GMO to Release World’s First 7nm Bitcoin Mining Card

Photo by Alexandre Debiève on Unsplash

Japan’s GMO Internet Group officially announced the June 7th release of its new Bitcoin mining card— “GMO Miner B2”, marking a new era of powerful, energy-efficient processing units as the world’s first 7nm consumer mining card.

This announcement highlights the ASIC arms race for producing more powerful and energy efficient mining rigs against companies like Samsung, Intel, and Globalfoundries.

The Next Milestone for Processor Architecture

Antminer S9, the current most popular Bitcoin mining card

The current, most popular Bitcoin mining card, the Antminer S9, utilizes Bitmain’s proprietary BM1387 16nm chip to provide 14 TH worth of hashing power.

Meanwhile, the 10nm DragonMint T1 features a Samsung made T1558 chip pushing 16TH with the addition of ASIC boost for greater power efficiency.

Though these chips provided Samsung with a significant revenue boost, they only show incremental performance gains over their last generation counterparts.

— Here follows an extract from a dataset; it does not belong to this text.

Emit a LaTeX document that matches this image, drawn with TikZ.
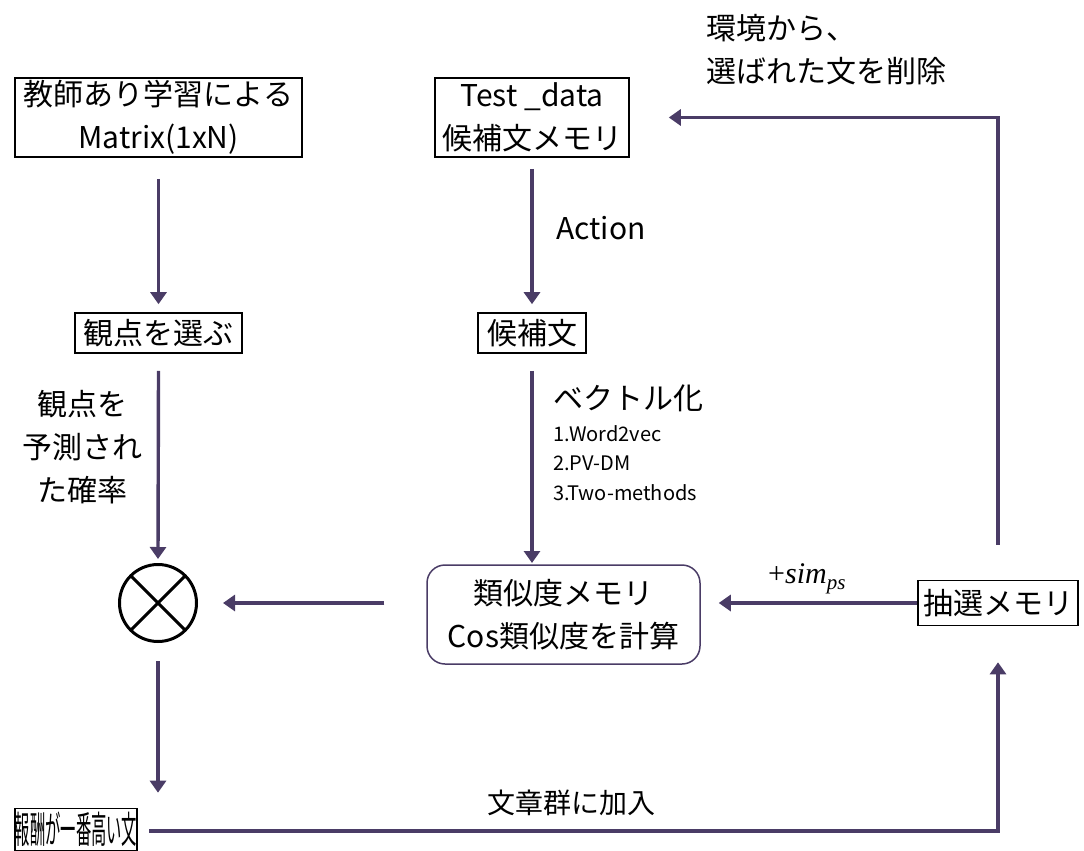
\documentclass[tikz,border=0pt]{standalone}
\usepackage{fontspec}
\setmainfont{Noto Sans CJK JP}
\newfontfamily\tms{Liberation Serif}
\usetikzlibrary{arrows.meta}
\definecolor{arrcol}{HTML}{4A3C66}
\tikzset{
  box/.style={draw=black, line width=1.6pt, inner sep=0pt, align=center, font=\fontsize{30}{43}\selectfont},
  arr/.style={draw=arrcol, line width=3.4pt, -{Triangle[length=12pt,width=16pt]}},
  ln/.style={draw=arrcol, line width=3.4pt},
  lbl/.style={inner sep=0pt, font=\fontsize{30}{43}\selectfont, align=left},
}
\begin{document}
\begin{tikzpicture}[x=1pt,y=-1pt]
\useasboundingbox (0,0) rectangle (1084,851);
% nodes
\node[box, minimum width=287pt, minimum height=79pt] (sup) at (158.5,117.5) {教師あり学習による\\Matrix(1xN)};
\node[box, minimum width=194pt, minimum height=79pt] (test) at (532,117.5) {Test \_data\\候補文メモリ};
\node[box, minimum width=167pt, minimum height=40pt] (view) at (158.5,333) {観点を選ぶ};
\node[box, minimum width=108pt, minimum height=40pt] (cand) at (532,333) {候補文};
\node[draw=black, line width=3pt, circle, minimum size=77pt, inner sep=0pt] (mul) at (158,603) {};
\draw[line width=3pt] ([shift={(-135:38.5pt)}]mul.center) -- ([shift={(45:38.5pt)}]mul.center);
\draw[line width=3pt] ([shift={(-45:38.5pt)}]mul.center) -- ([shift={(135:38.5pt)}]mul.center);
\node[box, draw=arrcol, line width=1.5pt, rounded corners=18pt, minimum width=273pt, minimum height=99pt] (sim) at (563.5,614.5) {類似度メモリ\\Cos類似度を計算};
\node[box, minimum width=160pt, minimum height=45pt] (lot) at (998,603) {抽選メモリ};
\node[box, minimum width=122pt, minimum height=42pt] (best) at (76,829.5) {\scalebox{0.45}[1.1]{\fontsize{34}{34}\selectfont 報酬が一番高い文}};
% labels
\node[lbl, anchor=west] (act) at (556,228) {Action};
\node[lbl, anchor=west] (vec) at (553,398) {ベクトル化};
\node[inner sep=0pt, anchor=north west, align=left, font=\fontsize{20}{29.5}\selectfont] (list) at (553,425) {1.Word2vec\\2.PV-DM\\3.Two-methods};
\node[lbl, align=center] (prob) at (82,447) {観点を\\予測され\\た確率};
\node[lbl, anchor=west] (env) at (706,50) {環境から、\\選ばれた文を削除};
\node[inner sep=0pt, anchor=base west, font=\tms\fontsize{30}{30}\selectfont] (simps) at (768,583) {+\textit{sim}\raisebox{-6pt}{\fontsize{21}{21}\selectfont\textit{ps}}};
\node[lbl, font=\fontsize{28}{28}\selectfont] (join) at (571,803) {文章群に加入};
% connectors
\draw[arr] ([yshift=-21pt]sup.south) -- ([yshift=8pt]view.north);
\draw[arr] ([yshift=-17pt]view.south) -- ([yshift=4pt]mul.north);
\draw[arr] ([yshift=-18pt]mul.south) -- ([yshift=15pt]mul.south |- best.north);
\draw[arr] ([yshift=-11pt]test.south) -- ([yshift=8pt]cand.north);
\draw[arr] ([yshift=-17pt]cand.south) -- (cand.south |- 0,563);
\draw[arr] ([xshift=-42pt]sim.west |- mul.east) -- ([xshift=25pt]mul.east);
\draw[arr] (lot.west) -- ([xshift=18pt]sim.east |- lot.west);
\coordinate (c1) at (lot.north |- test.east);
\draw[ln] ([yshift=35pt]lot.north) -- ([yshift=-1.7pt]c1);
\draw[arr] ([xshift=1.7pt]c1) -- ([xshift=39pt]test.east);
\coordinate (c2) at (lot.south |- 0,831);
\draw[ln] ([xshift=11pt]best.east |- c2) -- ([xshift=1.7pt]c2);
\draw[arr] ([yshift=-1.7pt]c2) -- ([yshift=-36pt]lot.south);
\end{tikzpicture}
\end{document}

The upcoming 7nm chips are estimated to contain 20+ billion transistors and will offer up to a 40% performance gain, or over 65% power reduction compared to their 16nm rivals. The higher density of the chips will also allow for a 20% area size reduction, resulting in smaller, lighter and more powerful machines.

GMO appears to have surpassed competitors when it comes to 7nm dyes. Samsung expects to begin production in June while TSMC – already in production, is slated to be released later this quarter in AMD and Nvidia GPUs.

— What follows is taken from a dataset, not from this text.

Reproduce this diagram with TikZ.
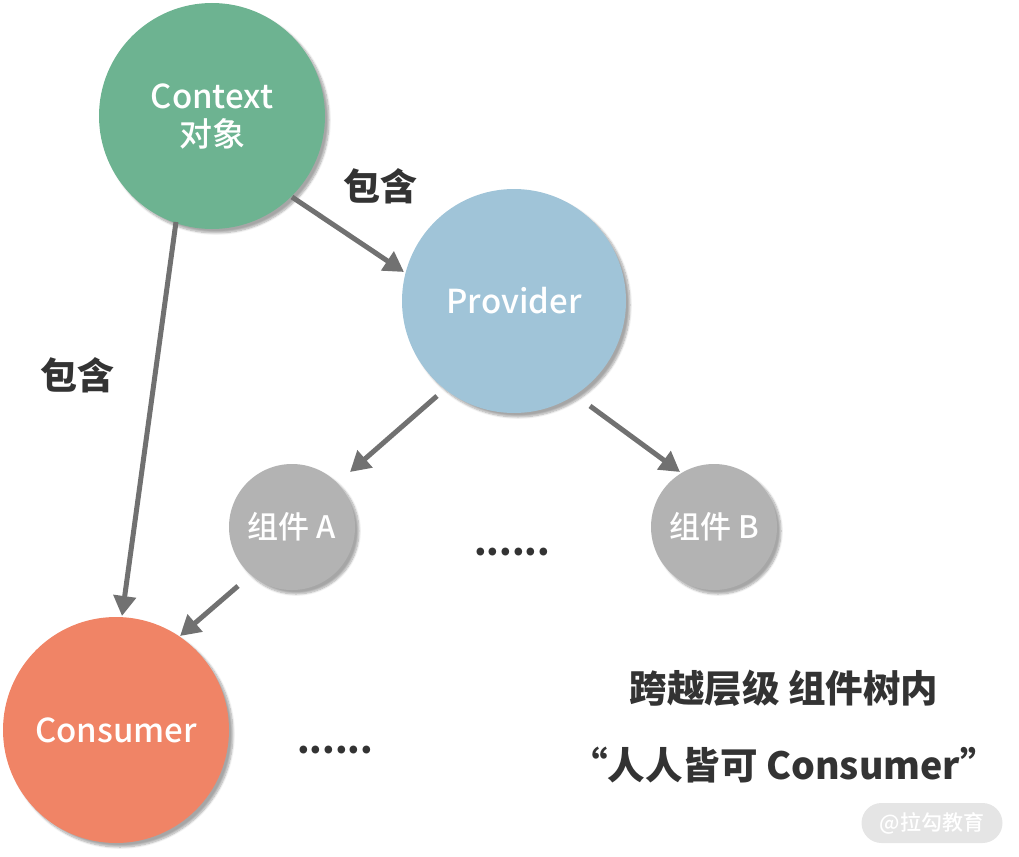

Intel Lags Behind Competition

During the JP Morgan Global Technology Media and Communications Conference this year, Intel announced the delay of their 10nm production until 2019 due to yield issues caused by their multi-patterning technique. This will undoubtedly affect the chip maker’s 7nm development schedule unless an unforeseen breakthrough allows them to leapfrog the 10nm lithography.

Transitioning to 7nm introduced an entire suite of technical manufacturing issues that accompany the move from deep ultraviolet immersion lithography to extreme UV. The jump in dye size requires a jump in emitted laser wavelength, moving from 193 nm down to 13.5 nm.

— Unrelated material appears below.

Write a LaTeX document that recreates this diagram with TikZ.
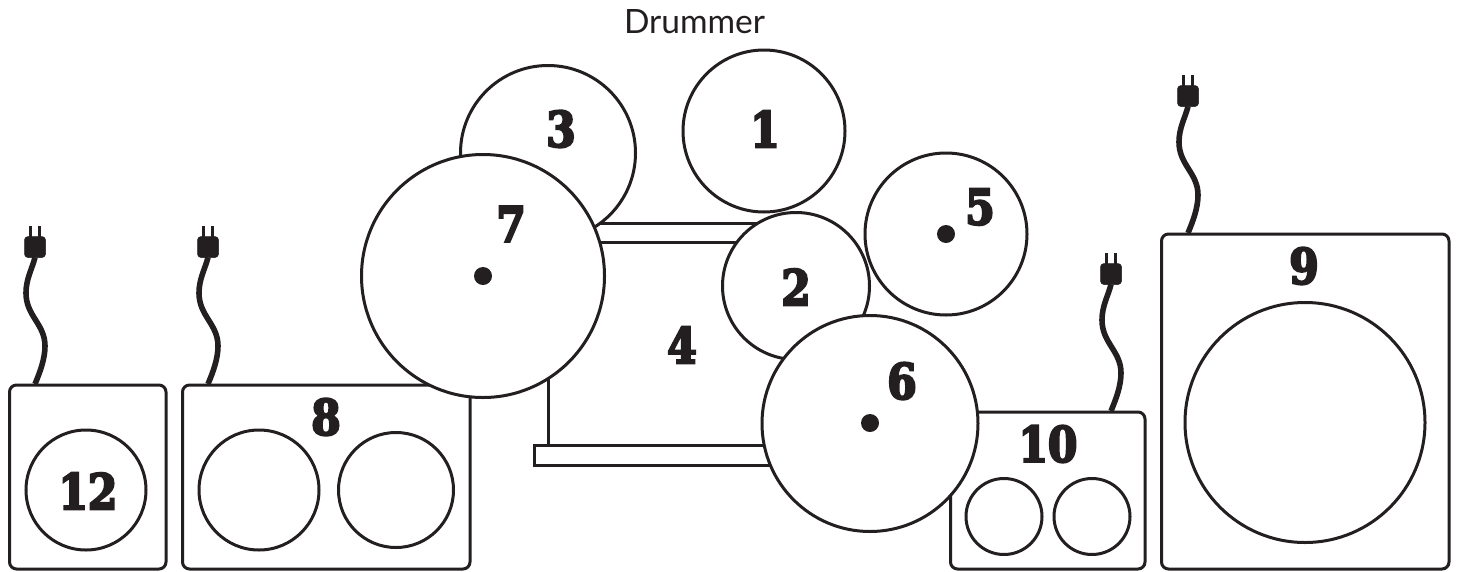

Aside from increasing in power to produce these wavelengths, manufacturers also introduced pellicle and vacuum chambers to the new fabrication units to mitigate newly found issues.

GMO’s first generation of 7nm chips anticipates providing the company with a substantial advantage for the latest production of mining cards. As the architecture matures, many expect the new generation of silicon to provide consumers with increased performance.

GMO will host a customer information session in Shibuya, Tokyo, on June 6th and the new units are expected to be shipped at the end of October 2018.